Given material:
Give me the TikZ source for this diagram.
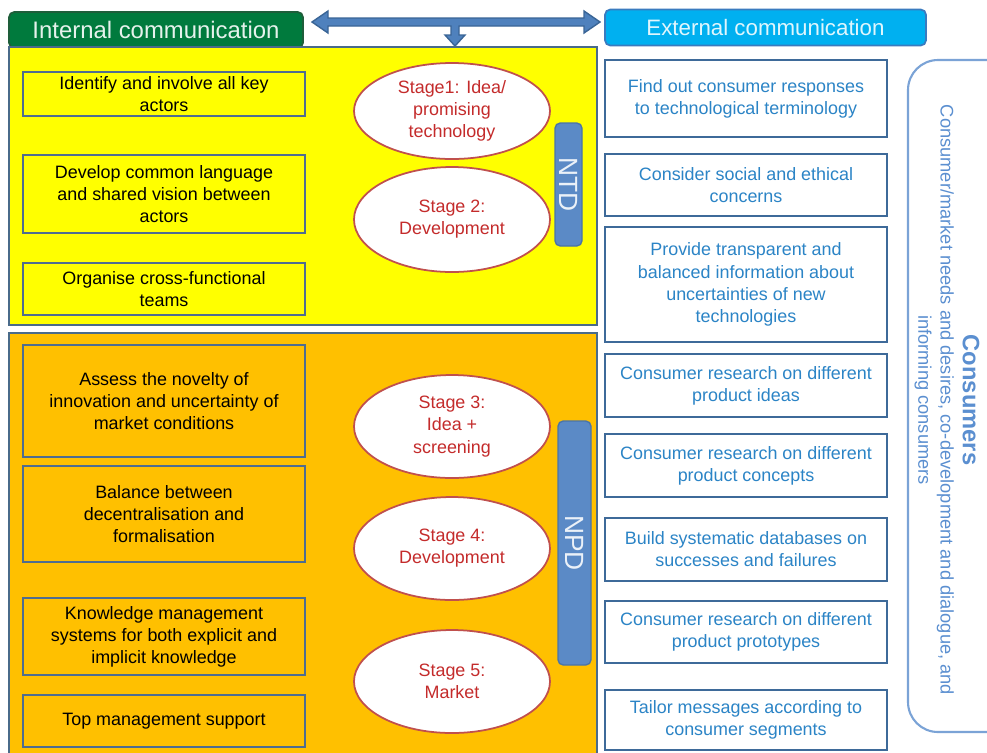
\documentclass[tikz,border=0pt]{standalone}
\usepackage{fontspec}
\setmainfont{Liberation Sans}
\usepackage{tikz}
\usetikzlibrary{shapes.geometric}

\definecolor{intgreen}{HTML}{007A3D}
\definecolor{intgreenline}{HTML}{1E5E3A}
\definecolor{extcyan}{HTML}{00B0F0}
\definecolor{extcyanline}{HTML}{3A7BBF}
\definecolor{ntdyellow}{HTML}{FFFF00}
\definecolor{npdorange}{HTML}{FFC000}
\definecolor{phaseline}{HTML}{4A6B8A}
\definecolor{lline}{HTML}{4F6D8F}
\definecolor{rline}{HTML}{3E6A99}
\definecolor{rtext}{HTML}{2B84C6}
\definecolor{stageline}{HTML}{C0504D}
\definecolor{stagetext}{HTML}{C42B2B}
\definecolor{barblue}{HTML}{5B8AC6}
\definecolor{barline}{HTML}{4A74A8}
\definecolor{consline}{HTML}{7BA3D6}
\definecolor{constext}{HTML}{5B8FD0}
\definecolor{arrowblue}{HTML}{4F81BD}
\definecolor{arrowline}{HTML}{3A6596}

\newcommand{\px}{0.02cm}
\newcommand{\bodyfont}{\fontsize{10.2}{12.6}\selectfont}

\tikzset{
  head/.style={rounded corners=3pt, line width=1pt, minimum height=36*\px,
    font=\fontsize{12.7}{15}\selectfont, inner sep=0pt},
  phase/.style={draw=phaseline, line width=1.2pt},
  lbox/.style={draw=lline, line width=1.2pt, minimum width=282*\px,
    align=center, font=\bodyfont, inner sep=0pt},
  rbox/.style={draw=rline, fill=white, line width=1.2pt, minimum width=282*\px,
    align=center, font=\bodyfont, text=rtext, inner sep=0pt},
  stage/.style={ellipse, draw=stageline, fill=white, line width=1pt,
    minimum width=196*\px, align=center, font=\bodyfont, text=stagetext, inner sep=0pt},
  bar/.style={rounded corners=3pt, fill=barblue, draw=barline, line width=0.8pt,
    text=white!88!barblue, rotate=-90, font=\fontsize{15}{18}\selectfont, inner sep=0pt}
}

\begin{document}
\begin{tikzpicture}[x=0.02cm, y=-0.02cm]
\useasboundingbox (0,0) rectangle (987,752);
\clip (0,0) rectangle (987,752);

% headers
\node[head, fill=intgreen, draw=intgreenline, text=white!90!intgreen,
  minimum width=294*\px, font=\fontsize{13.6}{16}\selectfont] (intl) at (156,30) {Internal communication};
\node[head, fill=extcyan, draw=extcyanline, text=white!88!extcyan,
  minimum width=321*\px] (extl) at (765.5,27.5) {External communication};

% block arrow between the two sides
\filldraw[fill=arrowblue, draw=arrowline, line width=0.8pt]
  (312,22) -- (328,11) -- (328,18) -- (584,18) -- (584,11) -- (600,22)
  -- (584,33) -- (584,26) -- (459,26) -- (459,35) -- (465,35) -- (455,46)
  -- (445,35) -- (451,35) -- (451,26) -- (328,26) -- (328,33) -- cycle;

% NTD and NPD areas
\draw[phase, fill=ntdyellow] (9,47) rectangle (597,325);
\draw[phase, fill=npdorange] (9,333) rectangle (597,770);

% internal communication boxes
\node[lbox, minimum height=44*\px] (ident) at (164,94) {Identify and involve all key\\actors};
\node[lbox, minimum height=78*\px] (lang) at (164,194) {Develop common language\\and shared vision between\\actors};
\node[lbox, minimum height=52*\px] (teams) at (164,289) {Organise cross-functional\\teams};
\node[lbox, minimum height=112*\px] (novel) at (164,401) {Assess the novelty of\\innovation and uncertainty of\\market conditions};
\node[lbox, minimum height=96*\px] (balance) at (164,514) {Balance between\\decentralisation and\\formalisation};
\node[lbox, minimum height=77*\px] (knowl) at (164,636.5) {Knowledge management\\systems for both explicit and\\implicit knowledge};
\node[lbox, minimum height=52*\px] (topm) at (164,721) {Top management support};

% stages
\node[stage, minimum height=96*\px] (st1) at (452,111) {Stage1: Idea/\\promising\\technology};
\node[stage, minimum height=105*\px] (st2) at (452,219.5) {Stage 2:\\Development};
\node[stage, minimum height=103*\px] (st3) at (452,426.5) {Stage 3:\\Idea +\\screening};
\node[stage, minimum height=103*\px] (st4) at (452,548.5) {Stage 4:\\Development};
\node[stage, minimum height=103*\px] (st5) at (452,681.5) {Stage 5:\\Market};

\node[bar, minimum width=123*\px, minimum height=27*\px] (ntd) at (568.5,184.5) {NTD};
\node[bar, minimum width=244*\px, minimum height=33*\px] (npd) at (574.5,543) {NPD};

% external communication boxes
\node[rbox, minimum height=77*\px] (resp) at (746,98.5) {Find out consumer responses\\to technological terminology};
\node[rbox, minimum height=62*\px] (ethic) at (746,185) {Consider social and ethical\\concerns};
\node[rbox, minimum height=115*\px] (transp) at (746,284.5) {Provide transparent and\\balanced information about\\uncertainties of new\\technologies};
\node[rbox, minimum height=63*\px] (ideas) at (746,385.5) {Consumer research on different\\product ideas};
\node[rbox, minimum height=63*\px] (concepts) at (746,465.5) {Consumer research on different\\product concepts};
\node[rbox, minimum height=63*\px] (dbase) at (746,549.5) {Build systematic databases on\\successes and failures};
\node[rbox, minimum height=62*\px] (proto) at (746,632) {Consumer research on different\\product prototypes};
\node[rbox, minimum height=60*\px] (tailor) at (746,720) {Tailor messages according to\\consumer segments};

% consumers
\draw[draw=consline, line width=1.2pt, rounded corners=0.6cm] (908,60) rectangle (1030,732);
\node[rotate=-90, align=center, text=constext, font=\fontsize{10.4}{12.6}\selectfont, inner sep=0pt] (cons) at (947,400)
  {{\fontsize{13.5}{16}\bfseries Consumers}\\Consumer/market needs and desires, co-development and dialogue, and\\informing consumers};
\end{tikzpicture}
\end{document}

Task directions: Extract all the data above exactly, excluding every picture.

Answer to this exercise:
Give me the TikZ source for this diagram.
\documentclass[tikz,border=0pt]{standalone}
\usepackage{fontspec}
\setmainfont{Liberation Sans}
\usepackage{tikz}
\usetikzlibrary{shapes.geometric}

\definecolor{intgreen}{HTML}{007A3D}
\definecolor{intgreenline}{HTML}{1E5E3A}
\definecolor{extcyan}{HTML}{00B0F0}
\definecolor{extcyanline}{HTML}{3A7BBF}
\definecolor{ntdyellow}{HTML}{FFFF00}
\definecolor{npdorange}{HTML}{FFC000}
\definecolor{phaseline}{HTML}{4A6B8A}
\definecolor{lline}{HTML}{4F6D8F}
\definecolor{rline}{HTML}{3E6A99}
\definecolor{rtext}{HTML}{2B84C6}
\definecolor{stageline}{HTML}{C0504D}
\definecolor{stagetext}{HTML}{C42B2B}
\definecolor{barblue}{HTML}{5B8AC6}
\definecolor{barline}{HTML}{4A74A8}
\definecolor{consline}{HTML}{7BA3D6}
\definecolor{constext}{HTML}{5B8FD0}
\definecolor{arrowblue}{HTML}{4F81BD}
\definecolor{arrowline}{HTML}{3A6596}

\newcommand{\px}{0.02cm}
\newcommand{\bodyfont}{\fontsize{10.2}{12.6}\selectfont}

\tikzset{
  head/.style={rounded corners=3pt, line width=1pt, minimum height=36*\px,
    font=\fontsize{12.7}{15}\selectfont, inner sep=0pt},
  phase/.style={draw=phaseline, line width=1.2pt},
  lbox/.style={draw=lline, line width=1.2pt, minimum width=282*\px,
    align=center, font=\bodyfont, inner sep=0pt},
  rbox/.style={draw=rline, fill=white, line width=1.2pt, minimum width=282*\px,
    align=center, font=\bodyfont, text=rtext, inner sep=0pt},
  stage/.style={ellipse, draw=stageline, fill=white, line width=1pt,
    minimum width=196*\px, align=center, font=\bodyfont, text=stagetext, inner sep=0pt},
  bar/.style={rounded corners=3pt, fill=barblue, draw=barline, line width=0.8pt,
    text=white!88!barblue, rotate=-90, font=\fontsize{15}{18}\selectfont, inner sep=0pt}
}

\begin{document}
\begin{tikzpicture}[x=0.02cm, y=-0.02cm]
\useasboundingbox (0,0) rectangle (987,752);
\clip (0,0) rectangle (987,752);

% headers
\node[head, fill=intgreen, draw=intgreenline, text=white!90!intgreen,
  minimum width=294*\px, font=\fontsize{13.6}{16}\selectfont] (intl) at (156,30) {Internal communication};
\node[head, fill=extcyan, draw=extcyanline, text=white!88!extcyan,
  minimum width=321*\px] (extl) at (765.5,27.5) {External communication};

% block arrow between the two sides
\filldraw[fill=arrowblue, draw=arrowline, line width=0.8pt]
  (312,22) -- (328,11) -- (328,18) -- (584,18) -- (584,11) -- (600,22)
  -- (584,33) -- (584,26) -- (459,26) -- (459,35) -- (465,35) -- (455,46)
  -- (445,35) -- (451,35) -- (451,26) -- (328,26) -- (328,33) -- cycle;

% NTD and NPD areas
\draw[phase, fill=ntdyellow] (9,47) rectangle (597,325);
\draw[phase, fill=npdorange] (9,333) rectangle (597,770);

% internal communication boxes
\node[lbox, minimum height=44*\px] (ident) at (164,94) {Identify and involve all key\\actors};
\node[lbox, minimum height=78*\px] (lang) at (164,194) {Develop common language\\and shared vision between\\actors};
\node[lbox, minimum height=52*\px] (teams) at (164,289) {Organise cross-functional\\teams};
\node[lbox, minimum height=112*\px] (novel) at (164,401) {Assess the novelty of\\innovation and uncertainty of\\market conditions};
\node[lbox, minimum height=96*\px] (balance) at (164,514) {Balance between\\decentralisation and\\formalisation};
\node[lbox, minimum height=77*\px] (knowl) at (164,636.5) {Knowledge management\\systems for both explicit and\\implicit knowledge};
\node[lbox, minimum height=52*\px] (topm) at (164,721) {Top management support};

% stages
\node[stage, minimum height=96*\px] (st1) at (452,111) {Stage1: Idea/\\promising\\technology};
\node[stage, minimum height=105*\px] (st2) at (452,219.5) {Stage 2:\\Development};
\node[stage, minimum height=103*\px] (st3) at (452,426.5) {Stage 3:\\Idea +\\screening};
\node[stage, minimum height=103*\px] (st4) at (452,548.5) {Stage 4:\\Development};
\node[stage, minimum height=103*\px] (st5) at (452,681.5) {Stage 5:\\Market};

\node[bar, minimum width=123*\px, minimum height=27*\px] (ntd) at (568.5,184.5) {NTD};
\node[bar, minimum width=244*\px, minimum height=33*\px] (npd) at (574.5,543) {NPD};

% external communication boxes
\node[rbox, minimum height=77*\px] (resp) at (746,98.5) {Find out consumer responses\\to technological terminology};
\node[rbox, minimum height=62*\px] (ethic) at (746,185) {Consider social and ethical\\concerns};
\node[rbox, minimum height=115*\px] (transp) at (746,284.5) {Provide transparent and\\balanced information about\\uncertainties of new\\technologies};
\node[rbox, minimum height=63*\px] (ideas) at (746,385.5) {Consumer research on different\\product ideas};
\node[rbox, minimum height=63*\px] (concepts) at (746,465.5) {Consumer research on different\\product concepts};
\node[rbox, minimum height=63*\px] (dbase) at (746,549.5) {Build systematic databases on\\successes and failures};
\node[rbox, minimum height=62*\px] (proto) at (746,632) {Consumer research on different\\product prototypes};
\node[rbox, minimum height=60*\px] (tailor) at (746,720) {Tailor messages according to\\consumer segments};

% consumers
\draw[draw=consline, line width=1.2pt, rounded corners=0.6cm] (908,60) rectangle (1030,732);
\node[rotate=-90, align=center, text=constext, font=\fontsize{10.4}{12.6}\selectfont, inner sep=0pt] (cons) at (947,400)
  {{\fontsize{13.5}{16}\bfseries Consumers}\\Consumer/market needs and desires, co-development and dialogue, and\\informing consumers};
\end{tikzpicture}
\end{document}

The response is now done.